● **WHAT THE TASK ASKS**
Return the data exactly, with all pictures removed.

--- START OF DATASET ENTRIES ---

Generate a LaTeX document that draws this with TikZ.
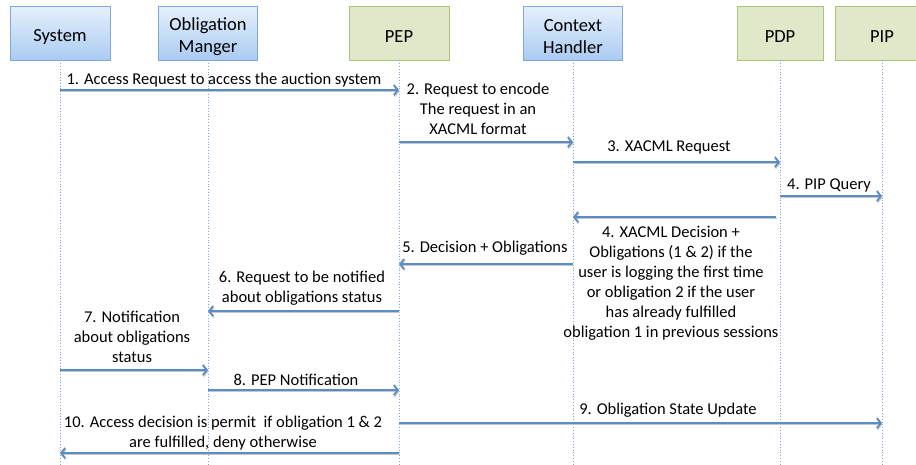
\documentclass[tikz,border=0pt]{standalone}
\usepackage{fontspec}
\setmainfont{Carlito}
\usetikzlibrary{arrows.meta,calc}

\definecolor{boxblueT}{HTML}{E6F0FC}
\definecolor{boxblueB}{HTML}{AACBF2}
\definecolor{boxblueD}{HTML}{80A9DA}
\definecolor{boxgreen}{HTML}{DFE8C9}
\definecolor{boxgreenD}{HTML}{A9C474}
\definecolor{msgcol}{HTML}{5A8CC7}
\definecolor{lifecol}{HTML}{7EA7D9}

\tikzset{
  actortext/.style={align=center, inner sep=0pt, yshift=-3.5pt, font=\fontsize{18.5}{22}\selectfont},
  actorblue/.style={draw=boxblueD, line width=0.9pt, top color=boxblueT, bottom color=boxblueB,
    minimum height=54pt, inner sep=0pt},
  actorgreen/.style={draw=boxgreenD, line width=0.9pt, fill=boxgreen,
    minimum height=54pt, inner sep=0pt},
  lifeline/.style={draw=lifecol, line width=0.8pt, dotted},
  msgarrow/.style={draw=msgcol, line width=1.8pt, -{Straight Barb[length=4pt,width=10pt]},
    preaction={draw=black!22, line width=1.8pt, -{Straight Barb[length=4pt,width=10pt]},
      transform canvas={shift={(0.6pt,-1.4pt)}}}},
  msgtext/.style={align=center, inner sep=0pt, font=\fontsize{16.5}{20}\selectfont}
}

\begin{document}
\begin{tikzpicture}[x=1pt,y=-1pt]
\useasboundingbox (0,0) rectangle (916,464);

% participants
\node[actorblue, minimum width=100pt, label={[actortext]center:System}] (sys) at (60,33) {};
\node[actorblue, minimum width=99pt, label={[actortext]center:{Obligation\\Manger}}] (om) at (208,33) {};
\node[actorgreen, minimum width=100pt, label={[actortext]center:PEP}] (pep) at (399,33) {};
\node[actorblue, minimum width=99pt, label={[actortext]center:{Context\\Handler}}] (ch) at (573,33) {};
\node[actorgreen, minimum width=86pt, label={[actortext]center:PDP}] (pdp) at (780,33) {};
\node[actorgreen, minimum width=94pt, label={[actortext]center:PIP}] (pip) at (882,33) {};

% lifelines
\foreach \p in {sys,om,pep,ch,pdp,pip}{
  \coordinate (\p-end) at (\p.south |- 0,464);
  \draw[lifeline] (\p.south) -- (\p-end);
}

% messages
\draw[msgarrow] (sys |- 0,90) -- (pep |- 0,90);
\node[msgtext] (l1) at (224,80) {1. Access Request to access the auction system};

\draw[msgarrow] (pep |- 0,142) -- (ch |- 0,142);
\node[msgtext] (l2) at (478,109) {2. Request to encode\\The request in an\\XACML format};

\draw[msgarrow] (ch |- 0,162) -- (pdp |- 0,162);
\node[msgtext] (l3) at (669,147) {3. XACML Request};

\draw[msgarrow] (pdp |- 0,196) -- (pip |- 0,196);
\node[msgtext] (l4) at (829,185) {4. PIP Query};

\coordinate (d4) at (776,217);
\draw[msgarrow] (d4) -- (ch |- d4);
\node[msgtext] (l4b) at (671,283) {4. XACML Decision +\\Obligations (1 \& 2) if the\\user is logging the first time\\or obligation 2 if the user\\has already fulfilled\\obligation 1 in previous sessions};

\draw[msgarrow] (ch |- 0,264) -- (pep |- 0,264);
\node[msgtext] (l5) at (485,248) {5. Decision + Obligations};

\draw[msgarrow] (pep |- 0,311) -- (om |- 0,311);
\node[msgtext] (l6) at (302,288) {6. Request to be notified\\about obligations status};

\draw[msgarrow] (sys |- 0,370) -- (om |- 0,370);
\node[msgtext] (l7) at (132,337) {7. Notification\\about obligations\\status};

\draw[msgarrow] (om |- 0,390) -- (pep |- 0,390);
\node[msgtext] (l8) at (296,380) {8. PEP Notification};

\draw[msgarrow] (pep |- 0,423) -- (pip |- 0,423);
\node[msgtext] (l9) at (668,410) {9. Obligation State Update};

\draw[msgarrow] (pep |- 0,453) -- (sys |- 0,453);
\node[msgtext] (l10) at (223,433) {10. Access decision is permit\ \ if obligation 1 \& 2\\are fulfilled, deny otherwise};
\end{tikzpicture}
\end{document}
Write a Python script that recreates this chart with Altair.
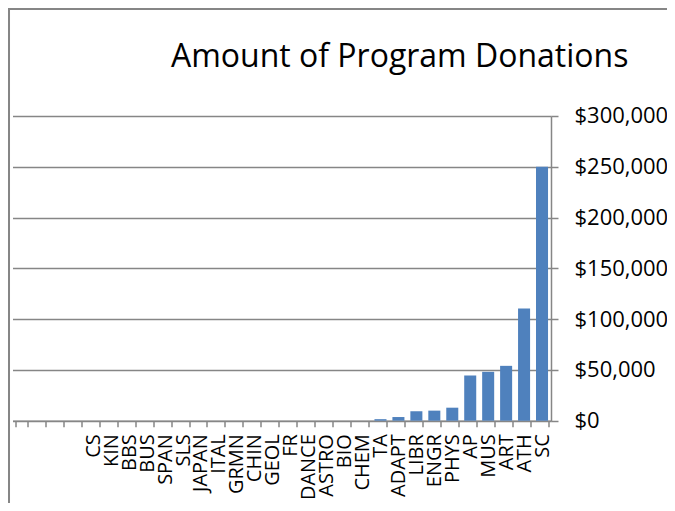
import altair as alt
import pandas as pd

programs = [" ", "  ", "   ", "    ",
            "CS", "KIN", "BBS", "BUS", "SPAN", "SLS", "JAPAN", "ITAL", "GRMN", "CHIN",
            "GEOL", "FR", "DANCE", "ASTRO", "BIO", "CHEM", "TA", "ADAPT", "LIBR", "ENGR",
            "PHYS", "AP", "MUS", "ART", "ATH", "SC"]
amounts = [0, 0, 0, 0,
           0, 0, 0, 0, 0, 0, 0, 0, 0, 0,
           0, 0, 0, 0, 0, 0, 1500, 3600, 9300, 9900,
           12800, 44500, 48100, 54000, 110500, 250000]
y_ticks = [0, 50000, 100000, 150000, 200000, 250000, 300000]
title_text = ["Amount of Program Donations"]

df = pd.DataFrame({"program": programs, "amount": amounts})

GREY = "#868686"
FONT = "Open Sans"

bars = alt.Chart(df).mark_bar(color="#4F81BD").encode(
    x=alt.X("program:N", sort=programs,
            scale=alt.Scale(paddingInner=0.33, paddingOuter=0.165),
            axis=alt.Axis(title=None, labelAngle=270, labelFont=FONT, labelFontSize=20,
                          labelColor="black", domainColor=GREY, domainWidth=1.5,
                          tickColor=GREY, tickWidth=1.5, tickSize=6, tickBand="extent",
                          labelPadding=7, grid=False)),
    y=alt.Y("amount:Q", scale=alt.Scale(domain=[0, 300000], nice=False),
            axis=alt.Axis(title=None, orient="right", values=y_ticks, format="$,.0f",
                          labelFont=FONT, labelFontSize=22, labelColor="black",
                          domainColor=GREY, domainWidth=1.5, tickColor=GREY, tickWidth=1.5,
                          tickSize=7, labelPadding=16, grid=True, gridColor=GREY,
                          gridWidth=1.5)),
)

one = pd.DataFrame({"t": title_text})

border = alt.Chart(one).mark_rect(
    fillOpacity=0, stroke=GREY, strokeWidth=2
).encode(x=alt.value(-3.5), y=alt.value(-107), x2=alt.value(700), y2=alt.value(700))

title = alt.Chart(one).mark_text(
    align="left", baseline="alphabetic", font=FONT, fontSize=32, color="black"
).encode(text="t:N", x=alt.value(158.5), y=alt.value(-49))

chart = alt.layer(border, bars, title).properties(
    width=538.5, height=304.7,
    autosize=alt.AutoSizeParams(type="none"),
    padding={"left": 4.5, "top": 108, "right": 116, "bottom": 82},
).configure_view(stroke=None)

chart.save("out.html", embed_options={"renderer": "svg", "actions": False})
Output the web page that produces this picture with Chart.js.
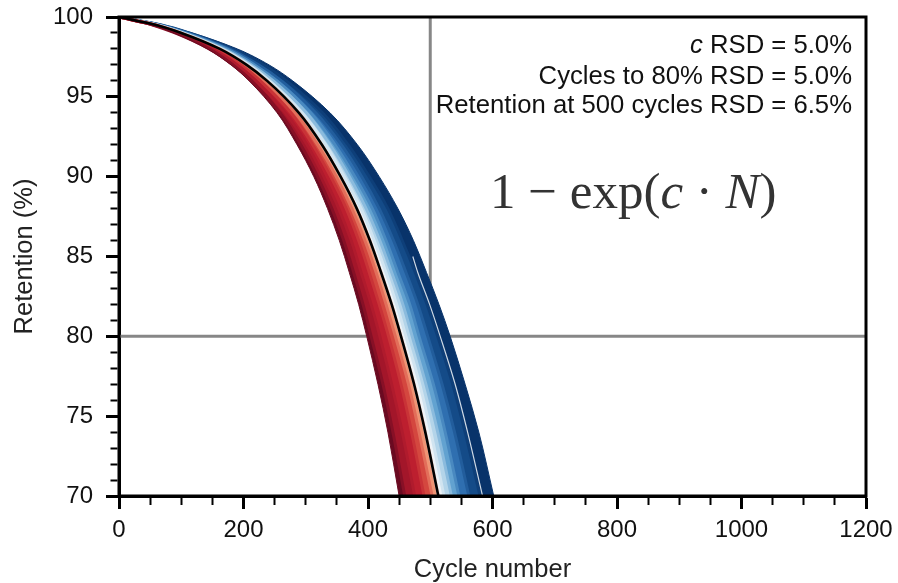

--- END OF DATASET ENTRIES ---

● **THE RESPONSE**
Generate a LaTeX document that draws this with TikZ.
\documentclass[tikz,border=0pt]{standalone}
\usepackage{fontspec}
\setmainfont{Carlito}
\usetikzlibrary{arrows.meta,calc}

\definecolor{boxblueT}{HTML}{E6F0FC}
\definecolor{boxblueB}{HTML}{AACBF2}
\definecolor{boxblueD}{HTML}{80A9DA}
\definecolor{boxgreen}{HTML}{DFE8C9}
\definecolor{boxgreenD}{HTML}{A9C474}
\definecolor{msgcol}{HTML}{5A8CC7}
\definecolor{lifecol}{HTML}{7EA7D9}

\tikzset{
  actortext/.style={align=center, inner sep=0pt, yshift=-3.5pt, font=\fontsize{18.5}{22}\selectfont},
  actorblue/.style={draw=boxblueD, line width=0.9pt, top color=boxblueT, bottom color=boxblueB,
    minimum height=54pt, inner sep=0pt},
  actorgreen/.style={draw=boxgreenD, line width=0.9pt, fill=boxgreen,
    minimum height=54pt, inner sep=0pt},
  lifeline/.style={draw=lifecol, line width=0.8pt, dotted},
  msgarrow/.style={draw=msgcol, line width=1.8pt, -{Straight Barb[length=4pt,width=10pt]},
    preaction={draw=black!22, line width=1.8pt, -{Straight Barb[length=4pt,width=10pt]},
      transform canvas={shift={(0.6pt,-1.4pt)}}}},
  msgtext/.style={align=center, inner sep=0pt, font=\fontsize{16.5}{20}\selectfont}
}

\begin{document}
\begin{tikzpicture}[x=1pt,y=-1pt]
\useasboundingbox (0,0) rectangle (916,464);

% participants
\node[actorblue, minimum width=100pt, label={[actortext]center:System}] (sys) at (60,33) {};
\node[actorblue, minimum width=99pt, label={[actortext]center:{Obligation\\Manger}}] (om) at (208,33) {};
\node[actorgreen, minimum width=100pt, label={[actortext]center:PEP}] (pep) at (399,33) {};
\node[actorblue, minimum width=99pt, label={[actortext]center:{Context\\Handler}}] (ch) at (573,33) {};
\node[actorgreen, minimum width=86pt, label={[actortext]center:PDP}] (pdp) at (780,33) {};
\node[actorgreen, minimum width=94pt, label={[actortext]center:PIP}] (pip) at (882,33) {};

% lifelines
\foreach \p in {sys,om,pep,ch,pdp,pip}{
  \coordinate (\p-end) at (\p.south |- 0,464);
  \draw[lifeline] (\p.south) -- (\p-end);
}

% messages
\draw[msgarrow] (sys |- 0,90) -- (pep |- 0,90);
\node[msgtext] (l1) at (224,80) {1. Access Request to access the auction system};

\draw[msgarrow] (pep |- 0,142) -- (ch |- 0,142);
\node[msgtext] (l2) at (478,109) {2. Request to encode\\The request in an\\XACML format};

\draw[msgarrow] (ch |- 0,162) -- (pdp |- 0,162);
\node[msgtext] (l3) at (669,147) {3. XACML Request};

\draw[msgarrow] (pdp |- 0,196) -- (pip |- 0,196);
\node[msgtext] (l4) at (829,185) {4. PIP Query};

\coordinate (d4) at (776,217);
\draw[msgarrow] (d4) -- (ch |- d4);
\node[msgtext] (l4b) at (671,283) {4. XACML Decision +\\Obligations (1 \& 2) if the\\user is logging the first time\\or obligation 2 if the user\\has already fulfilled\\obligation 1 in previous sessions};

\draw[msgarrow] (ch |- 0,264) -- (pep |- 0,264);
\node[msgtext] (l5) at (485,248) {5. Decision + Obligations};

\draw[msgarrow] (pep |- 0,311) -- (om |- 0,311);
\node[msgtext] (l6) at (302,288) {6. Request to be notified\\about obligations status};

\draw[msgarrow] (sys |- 0,370) -- (om |- 0,370);
\node[msgtext] (l7) at (132,337) {7. Notification\\about obligations\\status};

\draw[msgarrow] (om |- 0,390) -- (pep |- 0,390);
\node[msgtext] (l8) at (296,380) {8. PEP Notification};

\draw[msgarrow] (pep |- 0,423) -- (pip |- 0,423);
\node[msgtext] (l9) at (668,410) {9. Obligation State Update};

\draw[msgarrow] (pep |- 0,453) -- (sys |- 0,453);
\node[msgtext] (l10) at (223,433) {10. Access decision is permit\ \ if obligation 1 \& 2\\are fulfilled, deny otherwise};
\end{tikzpicture}
\end{document}
Write a Python script that recreates this chart with Altair.
import altair as alt
import pandas as pd

programs = [" ", "  ", "   ", "    ",
            "CS", "KIN", "BBS", "BUS", "SPAN", "SLS", "JAPAN", "ITAL", "GRMN", "CHIN",
            "GEOL", "FR", "DANCE", "ASTRO", "BIO", "CHEM", "TA", "ADAPT", "LIBR", "ENGR",
            "PHYS", "AP", "MUS", "ART", "ATH", "SC"]
amounts = [0, 0, 0, 0,
           0, 0, 0, 0, 0, 0, 0, 0, 0, 0,
           0, 0, 0, 0, 0, 0, 1500, 3600, 9300, 9900,
           12800, 44500, 48100, 54000, 110500, 250000]
y_ticks = [0, 50000, 100000, 150000, 200000, 250000, 300000]
title_text = ["Amount of Program Donations"]

df = pd.DataFrame({"program": programs, "amount": amounts})

GREY = "#868686"
FONT = "Open Sans"

bars = alt.Chart(df).mark_bar(color="#4F81BD").encode(
    x=alt.X("program:N", sort=programs,
            scale=alt.Scale(paddingInner=0.33, paddingOuter=0.165),
            axis=alt.Axis(title=None, labelAngle=270, labelFont=FONT, labelFontSize=20,
                          labelColor="black", domainColor=GREY, domainWidth=1.5,
                          tickColor=GREY, tickWidth=1.5, tickSize=6, tickBand="extent",
                          labelPadding=7, grid=False)),
    y=alt.Y("amount:Q", scale=alt.Scale(domain=[0, 300000], nice=False),
            axis=alt.Axis(title=None, orient="right", values=y_ticks, format="$,.0f",
                          labelFont=FONT, labelFontSize=22, labelColor="black",
                          domainColor=GREY, domainWidth=1.5, tickColor=GREY, tickWidth=1.5,
                          tickSize=7, labelPadding=16, grid=True, gridColor=GREY,
                          gridWidth=1.5)),
)

one = pd.DataFrame({"t": title_text})

border = alt.Chart(one).mark_rect(
    fillOpacity=0, stroke=GREY, strokeWidth=2
).encode(x=alt.value(-3.5), y=alt.value(-107), x2=alt.value(700), y2=alt.value(700))

title = alt.Chart(one).mark_text(
    align="left", baseline="alphabetic", font=FONT, fontSize=32, color="black"
).encode(text="t:N", x=alt.value(158.5), y=alt.value(-49))

chart = alt.layer(border, bars, title).properties(
    width=538.5, height=304.7,
    autosize=alt.AutoSizeParams(type="none"),
    padding={"left": 4.5, "top": 108, "right": 116, "bottom": 82},
).configure_view(stroke=None)

chart.save("out.html", embed_options={"renderer": "svg", "actions": False})
Output the web page that produces this picture with Chart.js.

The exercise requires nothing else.